JacobSingh’s picture

Hi Brainski,

I haven't heard back from you so I'm going to commit a slightly re-rolled http://drupal.org/node/338534#comment-1139100.

Please let me know in the next couple hours if this is an issue. I suggest that you provide a new patch based on it for your admin interface if you feel it will be of use to others and attach it to a new (closed) issue with a descriptive title, and we will link to it from the docs.

Best,
J.

JacobSingh’s picture

Status: Postponed (maintainer needs more info) » Closed (duplicate)

committed in #338534

billnbell’s picture

I have tried multiple combination to get highlighting to work.

http://domain/solr/core1/select?indent=on&version=2.2&q=Testing&start=0&...

This does not add anything to body... No em or strong...

What am I missing?

Thanks.

billnbell’s picture

Also, where is the apachesolr_h1_fieldtohighlight in the admin UI ?

I cannot find the variable.

JacobSingh’s picture

There is no admin UI for it. We figured the admin screens were already overkill, and simplicity would win in this case.
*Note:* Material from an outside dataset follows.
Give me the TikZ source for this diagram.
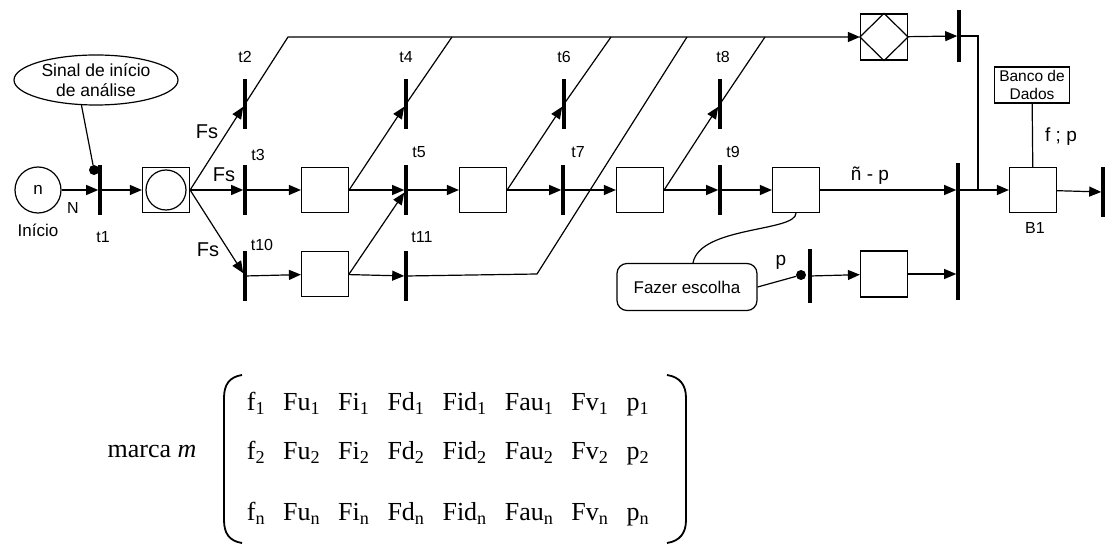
\documentclass[tikz,border=0pt]{standalone}
\usepackage{fontspec}
\setmainfont{Liberation Sans}
\newfontfamily\tnr{Liberation Serif}
\usetikzlibrary{arrows.meta,positioning,shapes.geometric,calc}

\begin{document}
\begin{tikzpicture}[x=1pt, y=-1pt,
  place/.style={draw, line width=1.2pt, minimum width=47pt, minimum height=45pt, inner sep=0pt},
  bar/.style={fill=black, minimum width=3.2pt, minimum height=50pt, inner sep=0pt},
  tok/.style={circle, fill=black, minimum size=10pt, inner sep=0pt},
  arr/.style={-{Triangle[length=12pt,width=10pt]}, line width=1.2pt},
  ln/.style={line width=1.2pt},
  lab/.style={font=\fontsize{16}{18}\selectfont, inner sep=1pt},
  txt/.style={font=\fontsize{17}{20}\selectfont, align=center},
  fs/.style={font=\fontsize{20}{22}\selectfont, inner sep=1pt},
  mtx/.style={font=\tnr\fontsize{26}{28}\selectfont, inner sep=0pt}]
\useasboundingbox (0,0) rectangle (1112,545);
% start
\node[draw, circle, line width=1.2pt, minimum size=46pt, inner sep=0pt, txt] (ini) at (38,190) {n};
\node[txt] at (38,230) {Início};
\node[lab] at (73,208) {N};
\node[draw, ellipse, line width=1.2pt, minimum width=164pt, minimum height=50pt, inner sep=0pt, txt, font=\fontsize{17.5}{20}\selectfont] (sinal) at (96,80) {Sinal de início\\de análise};
\node[tok] (dot1) at (94,170) {};
\node[bar] (t1) at (100,190) {};
\node[lab] at (103,237) {t1};
\node[place] (s0) at (166,190) {};
\node[draw, circle, line width=1.2pt, minimum size=40pt] (s0c) at (s0) {};
% first column of transitions
\node[bar] (t2) at (245,104) {};
\node[bar] (t3) at (245,190) {};
\node[bar] (t10) at (245,276) {};
\node[lab] at (245,57) {t2};
\node[lab] at (258,155) {t3};
\node[lab] at (262,245) {t10};
\node[fs] at (207,132) {Fs};
\node[fs] at (224,175) {Fs};
\node[fs] at (208,250) {Fs};
% main row
\node[place] (b1) at (325,190) {};
\node[place] (b10) at (325,274) {};
\node[bar] (t4) at (406,104) {};
\node[bar] (t5) at (406,190) {};
\node[bar] (t11) at (406,276) {};
\node[lab] at (406,57) {t4};
\node[lab] at (419,152) {t5};
\node[lab] at (422,237) {t11};
\node[place] (b2) at (483,190) {};
\node[bar] (t6) at (564,104) {};
\node[bar] (t7) at (563,190) {};
\node[lab] at (564,57) {t6};
\node[lab] at (578,152) {t7};
\node[place] (b3) at (640,190) {};
\node[bar] (t8) at (720,104) {};
\node[bar] (t9) at (720,190) {};
\node[lab] at (723,57) {t8};
\node[lab] at (733,152) {t9};
\node[place] (b4) at (796,190) {};
\node[txt, font=\fontsize{19}{21}\selectfont] at (870,176) {ñ - p};
% top and right part
\node[place, minimum height=46pt] (d) at (884,37) {};
\node[bar, minimum height=52pt] (tA) at (959,36) {};
\node[bar, minimum height=137pt] (tB) at (958,232) {};
\node[place] (B1) at (1033,190) {};
\node[lab] at (1035,228) {B1};
\node[draw, line width=1.2pt, txt, font=\fontsize{15.5}{18}\selectfont, inner sep=2pt, minimum width=75pt, minimum height=36pt] (banco) at (1032,85) {Banco de\\Dados};
\node[txt, font=\fontsize{19}{21}\selectfont] at (1061,137) {f ; p};
\node[bar] (tC) at (1103,192) {};
% choice branch
\node[draw, rounded corners=10pt, line width=1.2pt, minimum width=140pt, minimum height=47pt, txt] (fazer) at (687,287) {Fazer escolha};
\node[tok] (dot2) at (801,275) {};
\node[bar, minimum height=54pt] (tD) at (810,276) {};
\node[fs, font=\fontsize{19}{21}\selectfont] at (781,262) {p};
\node[place, minimum height=46pt] (b5) at (884,274) {};
% marking
\node[mtx] (marca) at (152,452) {marca \textit{m}};
\node[mtx] (mat) at (448,460) {\setlength\tabcolsep{9pt}\begin{tabular}{@{}*{8}{c}@{}}
f\textsubscript{1} & Fu\textsubscript{1} & Fi\textsubscript{1} & Fd\textsubscript{1} & Fid\textsubscript{1} & Fau\textsubscript{1} & Fv\textsubscript{1} & p\textsubscript{1}\\[21pt]
f\textsubscript{2} & Fu\textsubscript{2} & Fi\textsubscript{2} & Fd\textsubscript{2} & Fid\textsubscript{2} & Fau\textsubscript{2} & Fv\textsubscript{2} & p\textsubscript{2}\\[33pt]
f\textsubscript{n} & Fu\textsubscript{n} & Fi\textsubscript{n} & Fd\textsubscript{n} & Fid\textsubscript{n} & Fau\textsubscript{n} & Fv\textsubscript{n} & p\textsubscript{n}
\end{tabular}};
\draw[line width=1.8pt] (242,375) .. controls (229,377) and (224,385) .. (224,398) -- (224,520) .. controls (224,533) and (229,541) .. (242,543);
\draw[line width=1.8pt] (667,375) .. controls (680,377) and (686,385) .. (686,398) -- (686,520) .. controls (686,533) and (680,541) .. (667,543);
% arcs
\draw[arr] (ini) -- (t1);
\draw[ln] (sinal.240) -- (dot1);
\draw[arr] (t1) -- (s0);
\draw[arr] (s0.east) -- (t2);
\draw[arr] (s0.east) -- (t3);
\draw[arr] (s0.east) -- (t10);
\draw[arr] (t2.center) -- (288,37) -- (d.west);
\draw[arr] (t3) -- (b1);
\draw[arr] (t10) -- (b10);
\draw[arr] (b1.east) -- (t4);
\draw[ln] (t4.center) -- (452,37);
\draw[arr] (b1) -- (t5);
\draw[arr] (b10.east) -- (t5);
\draw[arr] (b10) -- (t11);
\draw[ln] (t11.center) -- (537,274) -- (687,37);
\draw[arr] (t5) -- (b2);
\draw[arr] (b2.east) -- (t6);
\draw[ln] (t6.center) -- (611,37);
\draw[arr] (b2) -- (t7);
\draw[arr] (t7) -- (b3);
\draw[arr] (b3.east) -- (t8);
\draw[ln] (t8.center) -- (765,37);
\draw[arr] (b3) -- (t9);
\draw[arr] (t9) -- (b4);
\draw[arr] (b4) -- (b4 -| tB.west);
\draw[ln] (d.north) -- (d.east) -- (d.south) -- (d.west) -- cycle;
\draw[arr] (d) -- (tA);
\draw[ln] (tA.center) -- (978,36) -- (978,190);
\draw[arr] (tB.east |- B1) -- (B1);
\draw[ln] (banco) -- (B1);
\draw[arr] (B1) -- (tC);
\draw[ln] (b4.south) .. controls (796,232) and (700,226) .. ($(fazer.north)+(6,0)$);
\draw[ln] (fazer.east) -- (dot2);
\draw[arr] (tD) -- (b5);
\draw[arr] (b5) -- (b5 -| tB.west);
\end{tikzpicture}
\end{document}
You can set the variable in your settings.php (or database).

To set it in settings.php, use $conf['apachesolr_....'] = 'whatever'

miruoss’s picture

StatusFileSize
new1.57 KB

I think it would be nice to be able to highlight the title and the body. By adding the following two lines to settings.php, solr does exactly this.

  'apachesolr_hl_active' => 'true',
  'apachesolr_hl_fieldtohightlight' => 'title,body',

However, the module currently doesn't support this as it expects the apachesolr_hl_fieldtohightlight to only contain one field. The attached patch enables highlighting of all the fields in apachesolr_hl_fieldtohightlight.

fcmtuan’s picture

@brainski: I try to use your product but it's still error. Can you show us a complete of your code? thanks!